* Written instruction:
Write out the listing below exactly, and omit any images you find in it.

————————

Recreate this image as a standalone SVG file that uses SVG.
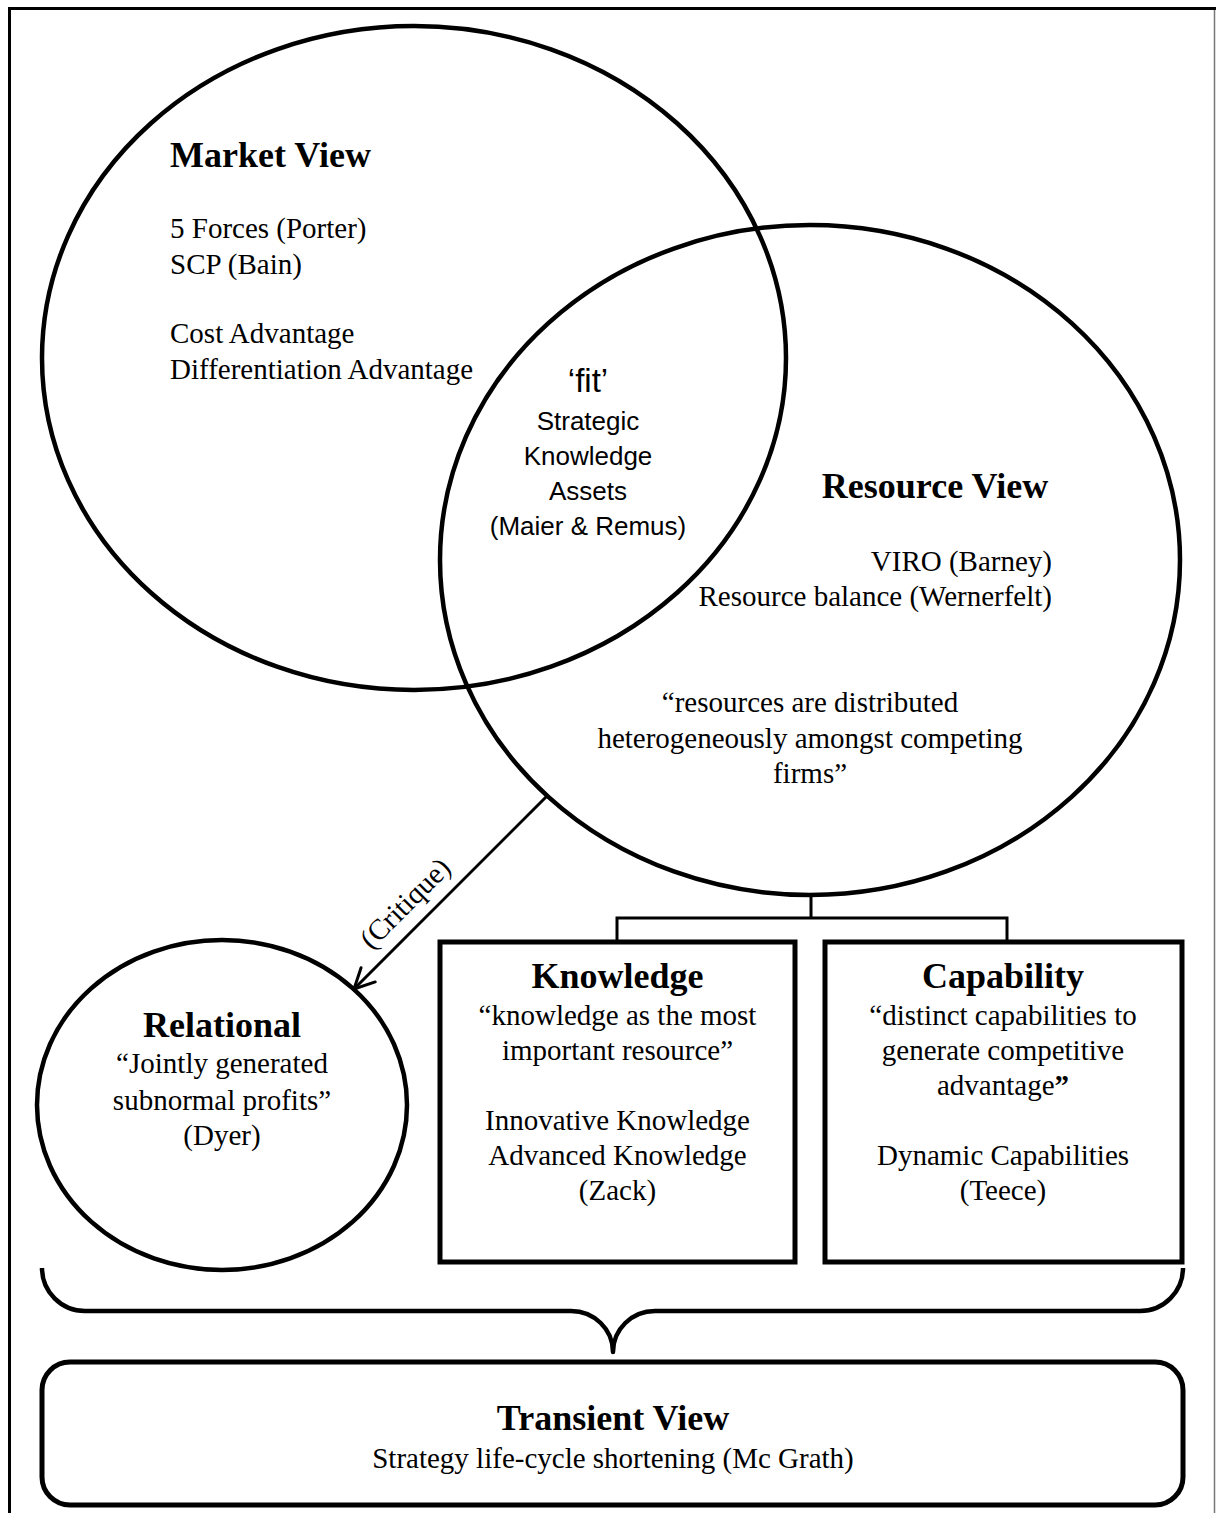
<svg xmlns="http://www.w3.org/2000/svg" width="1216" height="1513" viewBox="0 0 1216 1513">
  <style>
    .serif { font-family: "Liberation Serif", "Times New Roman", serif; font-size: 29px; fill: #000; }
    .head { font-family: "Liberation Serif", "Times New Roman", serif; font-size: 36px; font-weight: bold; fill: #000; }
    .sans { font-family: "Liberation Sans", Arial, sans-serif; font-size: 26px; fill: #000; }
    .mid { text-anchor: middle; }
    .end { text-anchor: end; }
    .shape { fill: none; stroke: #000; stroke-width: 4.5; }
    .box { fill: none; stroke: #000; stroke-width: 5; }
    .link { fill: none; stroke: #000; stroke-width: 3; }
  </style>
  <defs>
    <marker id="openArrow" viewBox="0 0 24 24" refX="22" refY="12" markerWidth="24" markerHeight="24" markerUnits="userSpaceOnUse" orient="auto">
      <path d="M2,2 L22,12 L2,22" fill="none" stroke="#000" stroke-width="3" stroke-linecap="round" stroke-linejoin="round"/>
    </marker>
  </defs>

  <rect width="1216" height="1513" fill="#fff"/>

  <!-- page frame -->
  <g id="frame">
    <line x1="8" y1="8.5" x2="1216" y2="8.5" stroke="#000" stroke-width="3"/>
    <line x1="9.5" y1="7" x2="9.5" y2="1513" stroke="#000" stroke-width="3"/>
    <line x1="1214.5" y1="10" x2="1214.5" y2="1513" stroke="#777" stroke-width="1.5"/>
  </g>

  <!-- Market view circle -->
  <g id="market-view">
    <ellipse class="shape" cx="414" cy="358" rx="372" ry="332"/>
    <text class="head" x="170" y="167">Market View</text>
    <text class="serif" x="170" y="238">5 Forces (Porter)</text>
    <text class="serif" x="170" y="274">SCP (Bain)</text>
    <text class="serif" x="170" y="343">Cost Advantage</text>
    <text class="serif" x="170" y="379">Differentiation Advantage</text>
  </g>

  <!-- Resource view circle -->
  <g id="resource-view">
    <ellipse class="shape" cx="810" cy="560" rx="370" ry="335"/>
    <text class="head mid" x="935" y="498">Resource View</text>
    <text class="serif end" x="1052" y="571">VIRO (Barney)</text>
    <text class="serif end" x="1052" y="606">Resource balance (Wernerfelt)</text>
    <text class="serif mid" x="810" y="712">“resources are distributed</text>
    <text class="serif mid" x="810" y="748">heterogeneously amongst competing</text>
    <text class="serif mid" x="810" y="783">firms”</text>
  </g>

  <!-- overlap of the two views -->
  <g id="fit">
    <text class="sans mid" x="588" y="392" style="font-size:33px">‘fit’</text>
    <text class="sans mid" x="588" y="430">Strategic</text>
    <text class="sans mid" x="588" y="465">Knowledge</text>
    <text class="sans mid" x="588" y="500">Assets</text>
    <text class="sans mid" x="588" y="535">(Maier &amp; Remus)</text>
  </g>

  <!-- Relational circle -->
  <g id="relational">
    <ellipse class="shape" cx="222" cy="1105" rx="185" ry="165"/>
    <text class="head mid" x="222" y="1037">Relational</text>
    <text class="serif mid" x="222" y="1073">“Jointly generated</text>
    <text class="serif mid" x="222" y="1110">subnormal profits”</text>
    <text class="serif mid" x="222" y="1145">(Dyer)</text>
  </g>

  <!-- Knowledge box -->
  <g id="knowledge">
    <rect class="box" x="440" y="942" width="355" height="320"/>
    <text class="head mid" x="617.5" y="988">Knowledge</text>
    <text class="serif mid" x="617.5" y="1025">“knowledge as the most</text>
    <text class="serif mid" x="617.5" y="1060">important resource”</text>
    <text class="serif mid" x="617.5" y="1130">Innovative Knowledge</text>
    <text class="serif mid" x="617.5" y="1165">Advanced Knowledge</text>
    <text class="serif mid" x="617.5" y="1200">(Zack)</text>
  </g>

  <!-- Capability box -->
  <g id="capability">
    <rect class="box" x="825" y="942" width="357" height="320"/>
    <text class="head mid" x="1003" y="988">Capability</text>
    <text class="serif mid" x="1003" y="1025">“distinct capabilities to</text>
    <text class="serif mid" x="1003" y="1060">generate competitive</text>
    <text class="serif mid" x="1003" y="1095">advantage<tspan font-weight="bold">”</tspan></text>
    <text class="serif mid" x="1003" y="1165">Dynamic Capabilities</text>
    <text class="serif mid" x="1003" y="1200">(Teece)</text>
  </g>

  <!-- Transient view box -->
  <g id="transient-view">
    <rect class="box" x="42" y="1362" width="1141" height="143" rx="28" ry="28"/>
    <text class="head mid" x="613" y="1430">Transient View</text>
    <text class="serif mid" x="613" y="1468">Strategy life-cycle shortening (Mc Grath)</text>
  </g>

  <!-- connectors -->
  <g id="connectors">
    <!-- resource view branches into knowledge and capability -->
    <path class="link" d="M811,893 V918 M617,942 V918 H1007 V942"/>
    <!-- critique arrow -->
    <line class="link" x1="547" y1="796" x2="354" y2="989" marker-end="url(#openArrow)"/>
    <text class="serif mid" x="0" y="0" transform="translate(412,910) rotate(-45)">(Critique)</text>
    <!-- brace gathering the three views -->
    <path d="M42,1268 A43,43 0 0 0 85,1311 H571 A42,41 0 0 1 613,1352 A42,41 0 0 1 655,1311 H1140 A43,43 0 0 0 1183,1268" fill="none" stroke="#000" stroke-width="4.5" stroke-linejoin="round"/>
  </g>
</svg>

————————

* Problem solution:
Recreate this image as a standalone SVG file that uses SVG.
<svg xmlns="http://www.w3.org/2000/svg" width="1216" height="1513" viewBox="0 0 1216 1513">
  <style>
    .serif { font-family: "Liberation Serif", "Times New Roman", serif; font-size: 29px; fill: #000; }
    .head { font-family: "Liberation Serif", "Times New Roman", serif; font-size: 36px; font-weight: bold; fill: #000; }
    .sans { font-family: "Liberation Sans", Arial, sans-serif; font-size: 26px; fill: #000; }
    .mid { text-anchor: middle; }
    .end { text-anchor: end; }
    .shape { fill: none; stroke: #000; stroke-width: 4.5; }
    .box { fill: none; stroke: #000; stroke-width: 5; }
    .link { fill: none; stroke: #000; stroke-width: 3; }
  </style>
  <defs>
    <marker id="openArrow" viewBox="0 0 24 24" refX="22" refY="12" markerWidth="24" markerHeight="24" markerUnits="userSpaceOnUse" orient="auto">
      <path d="M2,2 L22,12 L2,22" fill="none" stroke="#000" stroke-width="3" stroke-linecap="round" stroke-linejoin="round"/>
    </marker>
  </defs>

  <rect width="1216" height="1513" fill="#fff"/>

  <!-- page frame -->
  <g id="frame">
    <line x1="8" y1="8.5" x2="1216" y2="8.5" stroke="#000" stroke-width="3"/>
    <line x1="9.5" y1="7" x2="9.5" y2="1513" stroke="#000" stroke-width="3"/>
    <line x1="1214.5" y1="10" x2="1214.5" y2="1513" stroke="#777" stroke-width="1.5"/>
  </g>

  <!-- Market view circle -->
  <g id="market-view">
    <ellipse class="shape" cx="414" cy="358" rx="372" ry="332"/>
    <text class="head" x="170" y="167">Market View</text>
    <text class="serif" x="170" y="238">5 Forces (Porter)</text>
    <text class="serif" x="170" y="274">SCP (Bain)</text>
    <text class="serif" x="170" y="343">Cost Advantage</text>
    <text class="serif" x="170" y="379">Differentiation Advantage</text>
  </g>

  <!-- Resource view circle -->
  <g id="resource-view">
    <ellipse class="shape" cx="810" cy="560" rx="370" ry="335"/>
    <text class="head mid" x="935" y="498">Resource View</text>
    <text class="serif end" x="1052" y="571">VIRO (Barney)</text>
    <text class="serif end" x="1052" y="606">Resource balance (Wernerfelt)</text>
    <text class="serif mid" x="810" y="712">“resources are distributed</text>
    <text class="serif mid" x="810" y="748">heterogeneously amongst competing</text>
    <text class="serif mid" x="810" y="783">firms”</text>
  </g>

  <!-- overlap of the two views -->
  <g id="fit">
    <text class="sans mid" x="588" y="392" style="font-size:33px">‘fit’</text>
    <text class="sans mid" x="588" y="430">Strategic</text>
    <text class="sans mid" x="588" y="465">Knowledge</text>
    <text class="sans mid" x="588" y="500">Assets</text>
    <text class="sans mid" x="588" y="535">(Maier &amp; Remus)</text>
  </g>

  <!-- Relational circle -->
  <g id="relational">
    <ellipse class="shape" cx="222" cy="1105" rx="185" ry="165"/>
    <text class="head mid" x="222" y="1037">Relational</text>
    <text class="serif mid" x="222" y="1073">“Jointly generated</text>
    <text class="serif mid" x="222" y="1110">subnormal profits”</text>
    <text class="serif mid" x="222" y="1145">(Dyer)</text>
  </g>

  <!-- Knowledge box -->
  <g id="knowledge">
    <rect class="box" x="440" y="942" width="355" height="320"/>
    <text class="head mid" x="617.5" y="988">Knowledge</text>
    <text class="serif mid" x="617.5" y="1025">“knowledge as the most</text>
    <text class="serif mid" x="617.5" y="1060">important resource”</text>
    <text class="serif mid" x="617.5" y="1130">Innovative Knowledge</text>
    <text class="serif mid" x="617.5" y="1165">Advanced Knowledge</text>
    <text class="serif mid" x="617.5" y="1200">(Zack)</text>
  </g>

  <!-- Capability box -->
  <g id="capability">
    <rect class="box" x="825" y="942" width="357" height="320"/>
    <text class="head mid" x="1003" y="988">Capability</text>
    <text class="serif mid" x="1003" y="1025">“distinct capabilities to</text>
    <text class="serif mid" x="1003" y="1060">generate competitive</text>
    <text class="serif mid" x="1003" y="1095">advantage<tspan font-weight="bold">”</tspan></text>
    <text class="serif mid" x="1003" y="1165">Dynamic Capabilities</text>
    <text class="serif mid" x="1003" y="1200">(Teece)</text>
  </g>

  <!-- Transient view box -->
  <g id="transient-view">
    <rect class="box" x="42" y="1362" width="1141" height="143" rx="28" ry="28"/>
    <text class="head mid" x="613" y="1430">Transient View</text>
    <text class="serif mid" x="613" y="1468">Strategy life-cycle shortening (Mc Grath)</text>
  </g>

  <!-- connectors -->
  <g id="connectors">
    <!-- resource view branches into knowledge and capability -->
    <path class="link" d="M811,893 V918 M617,942 V918 H1007 V942"/>
    <!-- critique arrow -->
    <line class="link" x1="547" y1="796" x2="354" y2="989" marker-end="url(#openArrow)"/>
    <text class="serif mid" x="0" y="0" transform="translate(412,910) rotate(-45)">(Critique)</text>
    <!-- brace gathering the three views -->
    <path d="M42,1268 A43,43 0 0 0 85,1311 H571 A42,41 0 0 1 613,1352 A42,41 0 0 1 655,1311 H1140 A43,43 0 0 0 1183,1268" fill="none" stroke="#000" stroke-width="4.5" stroke-linejoin="round"/>
  </g>
</svg>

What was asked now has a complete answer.